Lecture au Théâtre du Pavé, par Corinne Mariotto et Denis Rey, des entretiens Duras/Mitterrand : un face à face intime et libre évoquant la littérature, l’engagement et les convictions politiques, et des souvenirs de guerre tragiques et mouvementés. Magistral.
Après avoir emprunté son boa à Jacqueline Maillan, Corinne Mariotto (photo) nous revient dans une lecture d’entretiens dans la peau de Marguerite Duras face à Denis Rey en François Mitterrand. Marguerite Duras et François Mitterrand : deux figures historiques à la destinée hors du commun. Ces deux-là se sont rencontrés en 1943, pendant l’Occupation. François Mitterrand dirigeait le réseau RNPG (1) sous le pseudonyme de Morland. Elle, n’avait pas encore publié son chef d’œuvre « la Douleur ». Et pour cause, ce roman édité en 1985 est le récit de l’arrestation de son mari Robert Antelme, en 1944, rue Dupin à Paris. Déporté à Dachau avec sa sœur Marie-Louise, cette dernière y décédera. Robert, lui, sera retrouvé moribond et évacué du camp nazi par… Morland-Mitterrand lui-même. Réalisé entre 1985 et 1986, « le Bureau de poste de la rue Dupin et autres entretiens » est un face à face intime et libre évoquant la littérature, l’engagement et les convictions politiques, et ces souvenirs de guerre tragiques et mouvementés qui ont lié indéfectiblement le futur président de la République et la grande dame de la littérature, auréolée du Prix Goncourt (2). Ils ne se perdront jamais de vue, jusqu’à leur mort : lui, en janvier 1996, elle, trois mois plus tard.

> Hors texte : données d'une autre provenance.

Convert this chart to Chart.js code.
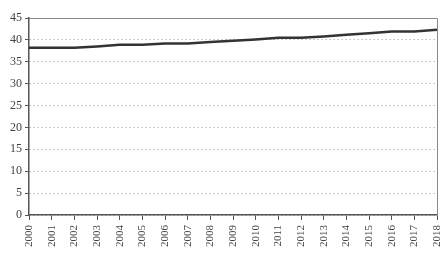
<!DOCTYPE html>
<html>
<head>
<meta charset="utf-8">
<script src="https://cdn.jsdelivr.net/npm/chart.js@4"></script>
<style>
html,body{margin:0;padding:0;background:#fff}
#wrap{width:445px;height:269px}
</style>
</head>
<body>
<div id="wrap"><canvas id="chart"></canvas></div>
<script>
const years = ['2000','2001','2002','2003','2004','2005','2006','2007','2008','2009','2010','2011','2012','2013','2014','2015','2016','2017','2018']
const values = [38.2,38.2,38.2,38.5,38.9,38.9,39.2,39.2,39.5,39.8,40.1,40.5,40.5,40.8,41.2,41.5,41.9,41.9,42.3]
const yTicks = [0,5,10,15,20,25,30,35,40,45]

// top and right frame in lighter gray
const frame = {
    id:'frame',
    afterDraw(chart){
        const a = chart.chartArea, c = chart.ctx
        c.save()
        c.strokeStyle = '#888'
        c.lineWidth = 1
        c.beginPath()
        c.moveTo(a.left, a.top + 0.5)
        c.lineTo(a.right + 0.5, a.top + 0.5)
        c.lineTo(a.right + 0.5, a.bottom)
        c.stroke()
        c.restore()
    }
}

const ctx = document.getElementById('chart').getContext('2d');
const myChart = new Chart(ctx, {
    type: 'line',
    data: {
        labels: years,
        datasets: [{
            data: values,
            borderColor: '#333',
            borderWidth: 2.5,
            pointRadius: 0,
            tension: 0,
            fill: false
        }]
    },
    options: {
        responsive: true,
        maintainAspectRatio: false,
        animation: false,
        layout: {padding: {top: 18, right: 0, left: 0, bottom: 0}},
        plugins: {legend: {display: false}, tooltip: {enabled: false}},
        scales: {
            x: {
                offset: false,
                afterFit: (axis) => { axis.height = 54; axis.paddingRight = 8; axis.paddingLeft = 0 },
                grid: {display: true, drawOnChartArea: false, drawTicks: true, tickLength: 5, color: '#555'},
                border: {color: '#555', width: 1.5},
                ticks: {
                    minRotation: 90, maxRotation: 90, autoSkip: false,
                    color: '#444', padding: 5,
                    font: {family: 'Liberation Serif', size: 11}
                }
            },
            y: {
                min: 0, max: 45,
                afterFit: (axis) => { axis.width = 29 },
                afterBuildTicks: (axis) => { axis.ticks = yTicks.map(v => ({value: v})) },
                grid: {color: '#bbb', lineWidth: 1, tickLength: 4, tickColor: '#555'},
                border: {color: '#555', width: 1.5, dash: [1.5,2.5]},
                ticks: {color: '#444', padding: 3, font: {family: 'Liberation Serif', size: 12}}
            }
        }
    },
    plugins: [frame]
});
</script>
</body>
</html>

À travers une lecture à deux voix, Corinne Mariotto et Denis Rey, comédiens talentueux et perfectionnistes, nous offrent cet incroyable moment de rencontre. Fuyant l’écueil de l’imitation de ces deux personnalités aux timbres vocaux et aux tics de langage si souvent parodiés, ils font surgir leurs figures par un rythme de la parole, une tenue vestimentaire et un positionnement du corps dans une évocation qui touche à la grâce. Corinne Mariotto – à l’initiative de ce projet qui a vu le jour la saison dernière au Théâtre du Grand Rond – s’est attachée à retranscrire tous les entretiens audio pour donner à cette joute la vivacité, la spontanéité et le naturel de l’oralité, échappant ainsi au formalisme littéraire de l’édition papier. Les paroles se chevauchent, s’entrecoupent, se répètent, tâtonnent, trébuchent, dans un échange qui relève davantage de souvenirs communs et de réminiscences du passé que d’un jeu de questions-réponses calibré. Le résultat est délicieux.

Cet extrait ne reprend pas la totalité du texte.